[Dataset section]
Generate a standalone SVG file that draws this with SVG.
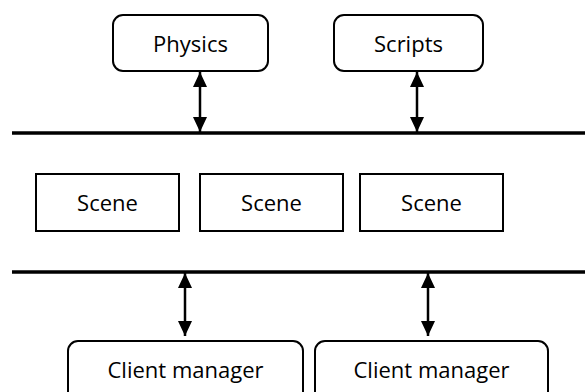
<svg xmlns="http://www.w3.org/2000/svg" width="585" height="392" viewBox="0 0 585 392">
  <defs>
    <style>
      .box { fill: #ffffff; stroke: #000000; stroke-width: 2; }
      .bus { stroke: #000000; stroke-width: 3.5; }
      .conn { stroke: #000000; stroke-width: 2.5; fill: none; }
      .lbl { font-family: "Open Sans", "Liberation Sans", sans-serif; font-size: 22px; fill: #000000; text-anchor: middle; }
    </style>
    <marker id="ah" viewBox="0 0 15 14" refX="15" refY="7" markerWidth="15" markerHeight="14" markerUnits="userSpaceOnUse" orient="auto-start-reverse">
      <polygon points="0,0 15,7 0,14" fill="#000000"/>
    </marker>
  </defs>
  <rect width="585" height="392" fill="#ffffff"/>

  <g id="buses">
    <line class="bus" x1="12" y1="133" x2="585" y2="133"/>
    <line class="bus" x1="12" y1="272" x2="585" y2="272"/>
  </g>

  <g id="connectors">
    <path class="conn" d="M200,72 L200,132" marker-start="url(#ah)" marker-end="url(#ah)"/>
    <path class="conn" d="M417,72 L417,132" marker-start="url(#ah)" marker-end="url(#ah)"/>
    <path class="conn" d="M185,273 L185,336" marker-start="url(#ah)" marker-end="url(#ah)"/>
    <path class="conn" d="M428,273 L428,336" marker-start="url(#ah)" marker-end="url(#ah)"/>
  </g>

  <g id="physics">
    <rect class="box" x="113" y="15" width="155" height="56" rx="10"/>
    <text class="lbl" x="190.5" y="52">Physics</text>
  </g>
  <g id="scripts">
    <rect class="box" x="334" y="15" width="149" height="56" rx="10"/>
    <text class="lbl" x="408.5" y="52">Scripts</text>
  </g>

  <g id="scene1">
    <rect class="box" x="36" y="174" width="143" height="57"/>
    <text class="lbl" x="107.5" y="211">Scene</text>
  </g>
  <g id="scene2">
    <rect class="box" x="200" y="174" width="143" height="57"/>
    <text class="lbl" x="271.5" y="211">Scene</text>
  </g>
  <g id="scene3">
    <rect class="box" x="360" y="174" width="143" height="57"/>
    <text class="lbl" x="431.5" y="211">Scene</text>
  </g>

  <g id="client1">
    <rect class="box" x="68" y="341" width="235" height="60" rx="10"/>
    <text class="lbl" x="185.5" y="378">Client manager</text>
  </g>
  <g id="client2">
    <rect class="box" x="315" y="341" width="233" height="60" rx="10"/>
    <text class="lbl" x="431.5" y="378">Client manager</text>
  </g>
</svg>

[To be done] All the material shown above is to be copied exactly, with no pictures carried over.

[Written answer]
Generate a standalone SVG file that draws this with SVG.
<svg xmlns="http://www.w3.org/2000/svg" width="585" height="392" viewBox="0 0 585 392">
  <defs>
    <style>
      .box { fill: #ffffff; stroke: #000000; stroke-width: 2; }
      .bus { stroke: #000000; stroke-width: 3.5; }
      .conn { stroke: #000000; stroke-width: 2.5; fill: none; }
      .lbl { font-family: "Open Sans", "Liberation Sans", sans-serif; font-size: 22px; fill: #000000; text-anchor: middle; }
    </style>
    <marker id="ah" viewBox="0 0 15 14" refX="15" refY="7" markerWidth="15" markerHeight="14" markerUnits="userSpaceOnUse" orient="auto-start-reverse">
      <polygon points="0,0 15,7 0,14" fill="#000000"/>
    </marker>
  </defs>
  <rect width="585" height="392" fill="#ffffff"/>

  <g id="buses">
    <line class="bus" x1="12" y1="133" x2="585" y2="133"/>
    <line class="bus" x1="12" y1="272" x2="585" y2="272"/>
  </g>

  <g id="connectors">
    <path class="conn" d="M200,72 L200,132" marker-start="url(#ah)" marker-end="url(#ah)"/>
    <path class="conn" d="M417,72 L417,132" marker-start="url(#ah)" marker-end="url(#ah)"/>
    <path class="conn" d="M185,273 L185,336" marker-start="url(#ah)" marker-end="url(#ah)"/>
    <path class="conn" d="M428,273 L428,336" marker-start="url(#ah)" marker-end="url(#ah)"/>
  </g>

  <g id="physics">
    <rect class="box" x="113" y="15" width="155" height="56" rx="10"/>
    <text class="lbl" x="190.5" y="52">Physics</text>
  </g>
  <g id="scripts">
    <rect class="box" x="334" y="15" width="149" height="56" rx="10"/>
    <text class="lbl" x="408.5" y="52">Scripts</text>
  </g>

  <g id="scene1">
    <rect class="box" x="36" y="174" width="143" height="57"/>
    <text class="lbl" x="107.5" y="211">Scene</text>
  </g>
  <g id="scene2">
    <rect class="box" x="200" y="174" width="143" height="57"/>
    <text class="lbl" x="271.5" y="211">Scene</text>
  </g>
  <g id="scene3">
    <rect class="box" x="360" y="174" width="143" height="57"/>
    <text class="lbl" x="431.5" y="211">Scene</text>
  </g>

  <g id="client1">
    <rect class="box" x="68" y="341" width="235" height="60" rx="10"/>
    <text class="lbl" x="185.5" y="378">Client manager</text>
  </g>
  <g id="client2">
    <rect class="box" x="315" y="341" width="233" height="60" rx="10"/>
    <text class="lbl" x="431.5" y="378">Client manager</text>
  </g>
</svg>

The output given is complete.